Optimis! Bahasa anak sekarang, yok bisa yok! Bisalah masak enggak. Gitu aja kan. Itu mah hal sepele. Aku sadar setiap peristiwa yang berlalu saat diingat kembali, terasa sangat mudah. Oh, cuma itu aja tantangannya. Segala rintangan ternyata berhasil aku lalui. Meski pada saat mengalami, terasa begitu berdarah-darah. Namun, selepas itu semua, aku merasa lega dan bangga terhadap apa yang telah aku lalui.
      Betapa pun itu, doaku agar selalu diberi kekuatan menghadapi segala masalah dan konsekuensi yang aku terima. Sebab segala keputusan pasti ada resikonya. Dan aku pun percaya, bersama kesulitan sudah beriringan kemudahan, tinggal bagaimana aku harus menemukan titik kemudahan itu.
      Aku tidak diajari untuk lari dari masalah, kabur dari kenyataan, tenggelam dalam kesulitan. Aku harus terus berenang mengarungi laut tantangan. Aku yakin dapat menahkodai segala urusan remeh temeh duniawi ini. Yang terpenting segala orientasiku adalah setidaknya apa saja yang hendak aku putuskan dan ku kerjakan, lantas tidak membuat Tuhanku marah.
      Sebaliknya, yang aku selalu upayakan adalah segala aktifitas yang sekiranya Tuhan itu malu dan iba kepadaku, meski pun sebagai hamba itu terdengar mustahil. Tapi setiap kita, tidak bisa menilai satu sama lain, sebab hubungan dengan Tuhan itu berada dalam ranah privat. Keintiman dan kemesraan dengan pencipta kita perlu terus menerus diupayakan.

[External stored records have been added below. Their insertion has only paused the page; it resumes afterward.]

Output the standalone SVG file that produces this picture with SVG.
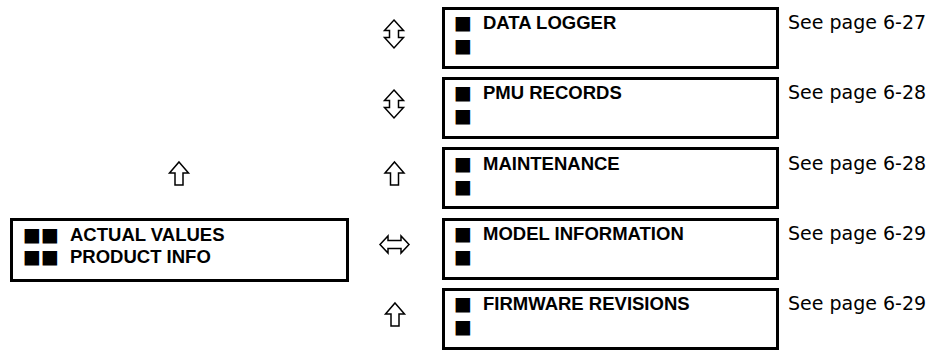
<svg xmlns="http://www.w3.org/2000/svg" width="929" height="350" viewBox="0 0 929 350">
<style>
.box{fill:#fff;stroke:#000;stroke-width:3}
.b{font-family:"Liberation Sans",Arial,sans-serif;font-weight:bold;font-size:18.5px;fill:#000}
.bul{font-family:"DejaVu Sans",sans-serif;font-size:19px;fill:#000}
.r{font-family:"DejaVu Sans",sans-serif;font-size:19px;fill:#000}
.arr{fill:#fff;stroke:#000;stroke-width:1.5;stroke-linejoin:miter}
</style>
<defs>
<path id="up" d="M0,0 L9.5,11 L4,11 L4,23 L-4,23 L-4,11 L-9.5,11 Z"/>
<path id="updown" d="M0,0 L9.5,10.5 L4.5,10.5 L4.5,17.5 L9.5,17.5 L0,28 L-9.5,17.5 L-4.5,17.5 L-4.5,10.5 L-9.5,10.5 Z"/>
</defs>
<g id="connectors">
<use href="#up" class="arr" x="179" y="162"/>
<use href="#updown" class="arr" x="394" y="20"/>
<use href="#updown" class="arr" x="394" y="90"/>
<use href="#up" class="arr" x="394.5" y="162"/>
<path class="arr" d="M380,244.5 L388,236 L388,240.5 L401,240.5 L401,236 L409,244.5 L401,253 L401,248.5 L388,248.5 L388,253 Z"/>
<use href="#up" class="arr" x="395" y="303"/>
</g>
<g id="actual-values">
<rect class="box" x="11.5" y="219.5" width="336" height="61"/>
<text class="bul" x="23" y="241">■■</text>
<text class="b" x="70" y="241">ACTUAL VALUES</text>
<text class="bul" x="23" y="263">■■</text>
<text class="b" x="70" y="263">PRODUCT INFO</text>
</g>
<g id="data-logger">
<rect class="box" x="443.5" y="8.5" width="334" height="59"/>
<text class="bul" x="454" y="29">■</text>
<text class="b" x="483" y="29">DATA LOGGER</text>
<text class="bul" x="454" y="52">■</text>
<text class="r" x="788" y="29">See page 6-27</text>
</g>
<g id="pmu-records">
<rect class="box" x="443.5" y="78.5" width="334" height="59"/>
<text class="bul" x="454" y="99">■</text>
<text class="b" x="483" y="99">PMU RECORDS</text>
<text class="bul" x="454" y="122">■</text>
<text class="r" x="788" y="99">See page 6-28</text>
</g>
<g id="maintenance">
<rect class="box" x="443.5" y="148.5" width="334" height="59"/>
<text class="bul" x="454" y="170">■</text>
<text class="b" x="483" y="170">MAINTENANCE</text>
<text class="bul" x="454" y="193">■</text>
<text class="r" x="788" y="170">See page 6-28</text>
</g>
<g id="model-information">
<rect class="box" x="443.5" y="219.5" width="334" height="59"/>
<text class="bul" x="454" y="240">■</text>
<text class="b" x="483" y="240">MODEL INFORMATION</text>
<text class="bul" x="454" y="263">■</text>
<text class="r" x="788" y="240">See page 6-29</text>
</g>
<g id="firmware-revisions">
<rect class="box" x="443.5" y="289.5" width="334" height="59"/>
<text class="bul" x="454" y="310">■</text>
<text class="b" x="483" y="310">FIRMWARE REVISIONS</text>
<text class="bul" x="454" y="333">■</text>
<text class="r" x="788" y="310">See page 6-29</text>
</g>
</svg>
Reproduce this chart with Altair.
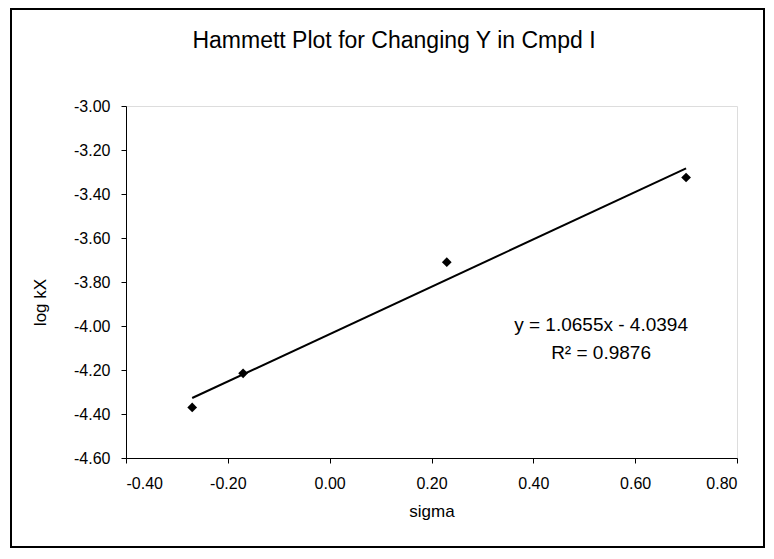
import altair as alt
import pandas as pd

sigma = [-0.27, -0.17, 0.23, 0.70]
log_kx = [-4.37, -4.215, -3.71, -3.325]
eq_lines = ["y = 1.0655x - 4.0394", "R\u00b2 = 0.9876"]
eq_x = [0.533, 0.533]
eq_y = [-3.995, -4.123]
title_text = "Hammett Plot for Changing Y in Cmpd I"
x_ticks = [-0.4, -0.2, 0.0, 0.2, 0.4, 0.6, 0.8]
y_ticks = [-4.6, -4.4, -4.2, -4.0, -3.8, -3.6, -3.4, -3.2, -3.0]

df = pd.DataFrame({"sigma": sigma, "logkX": log_kx})
FONT = "Liberation Sans"
LBL = "replace(format(datum.value, '.2f'), '\u2212', '-')"

xs = alt.Scale(domain=[-0.4, 0.8], nice=False, zero=False)
ys = alt.Scale(domain=[-4.6, -3.0], nice=False, zero=False)

W, H = 611, 352

xax = alt.Axis(values=x_ticks, labelExpr=LBL,
               grid=False, tickSize=5, labelFontSize=16, titleFontSize=17,
               labelFont=FONT, titleFont=FONT, titleFontWeight="normal",
               labelColor="black", titleColor="black", domainColor="black",
               tickColor="black", labelPadding=12, titlePadding=12)
yax = alt.Axis(values=y_ticks, labelExpr=LBL, grid=False, tickSize=5,
               labelFontSize=16, titleFontSize=17, labelFont=FONT,
               titleFont=FONT, titleFontWeight="normal", labelColor="black",
               titleColor="black", domainColor="black", tickColor="black",
               labelPadding=11, titleX=-86, titleY=196, titleAlign="center",
               titleBaseline="middle", titleAngle=270)

border = alt.Chart(pd.DataFrame({"a": [0]})).mark_rect(
    fill=None, stroke="black", strokeWidth=2, clip=False
).encode(x=alt.value(-115), x2=alt.value(W + 27), y=alt.value(-97), y2=alt.value(H + 89))

title = alt.Chart(pd.DataFrame({"t": [title_text]})).mark_text(
    font=FONT, fontSize=23, fontWeight="normal", color="black", align="center",
    baseline="middle"
).encode(x=alt.value(268), y=alt.value(-65), text="t:N")

pts = alt.Chart(df).mark_point(shape="diamond", filled=True, color="black",
                               size=95, opacity=1).encode(
    x=alt.X("sigma:Q", scale=xs, axis=xax, title="sigma"),
    y=alt.Y("logkX:Q", scale=ys, axis=yax, title="log kX"),
)

line = alt.Chart(df).transform_regression("sigma", "logkX").mark_line(
    color="black", strokeWidth=2
).encode(x=alt.X("sigma:Q", scale=xs), y=alt.Y("logkX:Q", scale=ys))

eq_df = pd.DataFrame({"t": eq_lines, "sx": eq_x, "sy": eq_y})
eq = alt.Chart(eq_df).mark_text(font=FONT, fontSize=19, color="black",
                                align="center", baseline="middle").encode(
    x=alt.X("sx:Q", scale=xs), y=alt.Y("sy:Q", scale=ys), text="t:N")

chart = alt.layer(border, title, line, pts, eq).properties(
    width=W, height=H,
    autosize=alt.AutoSizeParams(type="none"),
    padding={"left": 118, "top": 98, "right": 29, "bottom": 91},
).configure_view(stroke="black", strokeWidth=1.5).configure(background="white")

chart.save("out.html", embed_options={"renderer": "svg", "actions": False})
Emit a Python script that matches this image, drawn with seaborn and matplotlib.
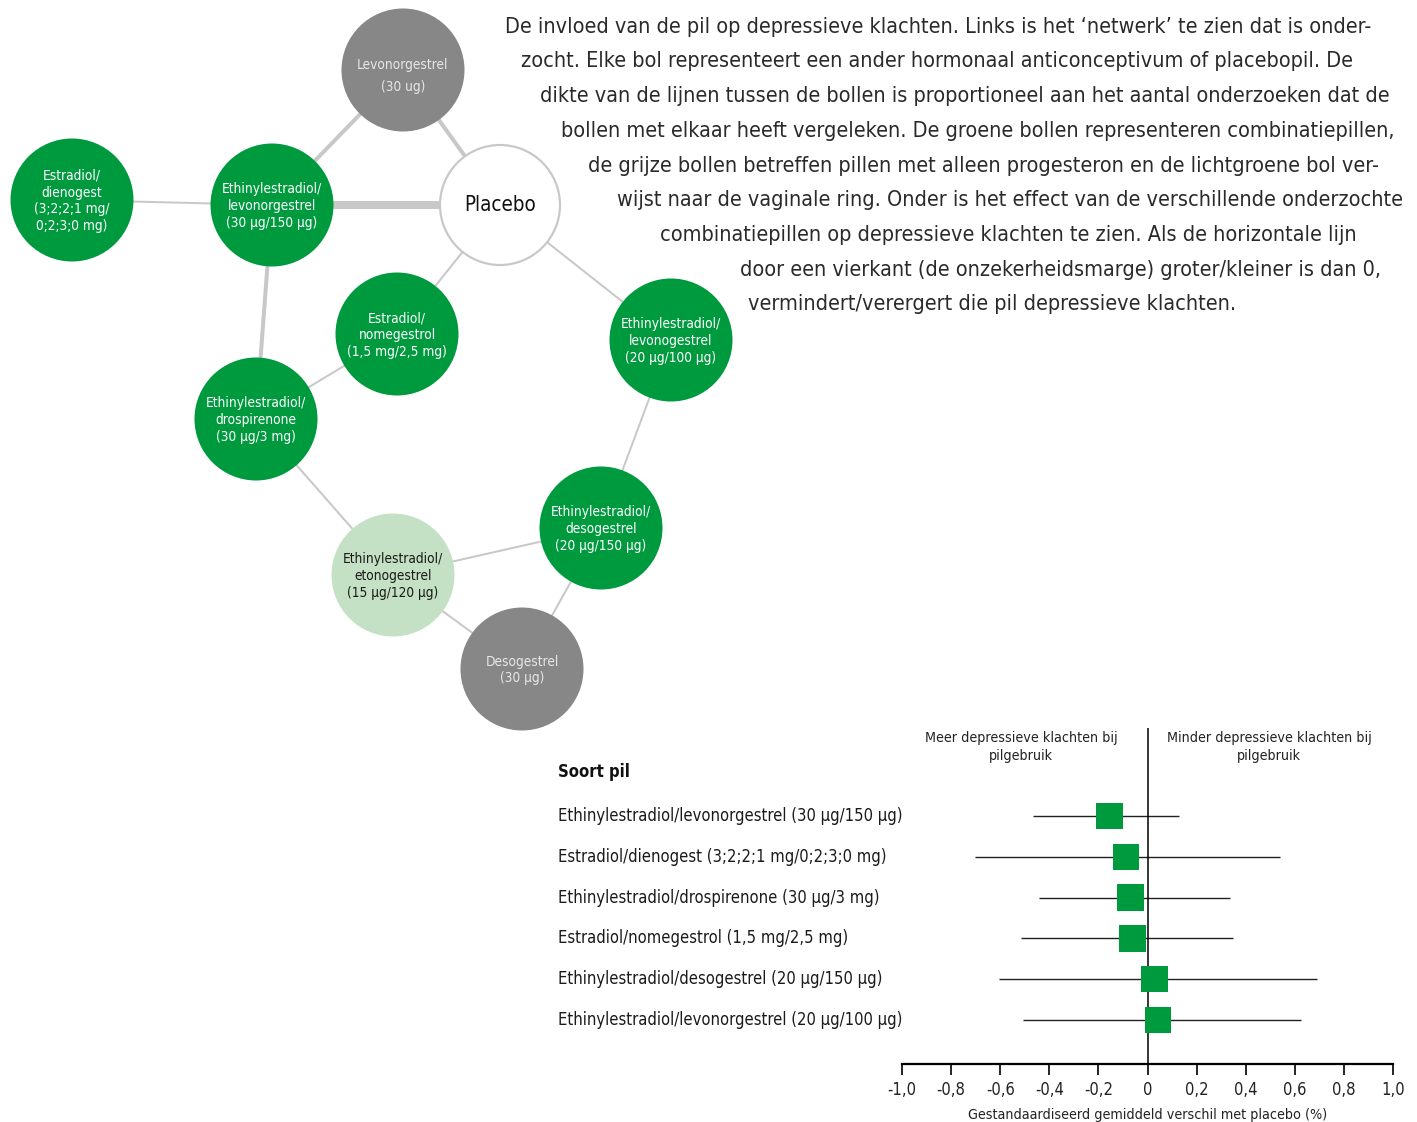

      Sebab Ia telah berfirman pada kita bahwa Tuhan ada di mana-mana, bahkan lebih dekat dari urat nadi kita. Ia pun berdasar sangka'an kita. Maka, berhusnu uzhon kepadaNya, adalah sesuatu yang produktif terhadap diri sendiri. Eksesnya akan tumbuh semangat sebagai ciptaan yang dianugerahi dan dititipkan perangkat yang meta dahsyat ini untuk kita dayagunakan demi hal-hal yang baik. Sebab manusia diciptakan sejatinya sudah dilengkapi dengan kecendrungan kepada kebaikan dan kebenaran.
      Dan tentu dalam menyampaikan kebenaran, kita mengerti adab dan etika, sebab itulah kita harus menyampaikannya dengan baik. Bagaimana itu dapat terealisasi. Hendaknya kita bungkus dengan sesuatu yang indah. Jadi, benar baik indah itu adalah gradasi yang saling berdialektika dan mengisi satu sama lain, tak dapat dipisahkan. Sebab Tuhan pun mencintai ketiganya. Apalagi kebenaran hanya ada pada Tuhan, kita hanya ditugasi untuk menyampaikan, selebihnya biar orang yang menjadi objek itu, memiliki keluasan dan kedaulatan dalam bertindak.
Sesama peserta jangan saling menilai, sesama murid jangan saling mengisi raport.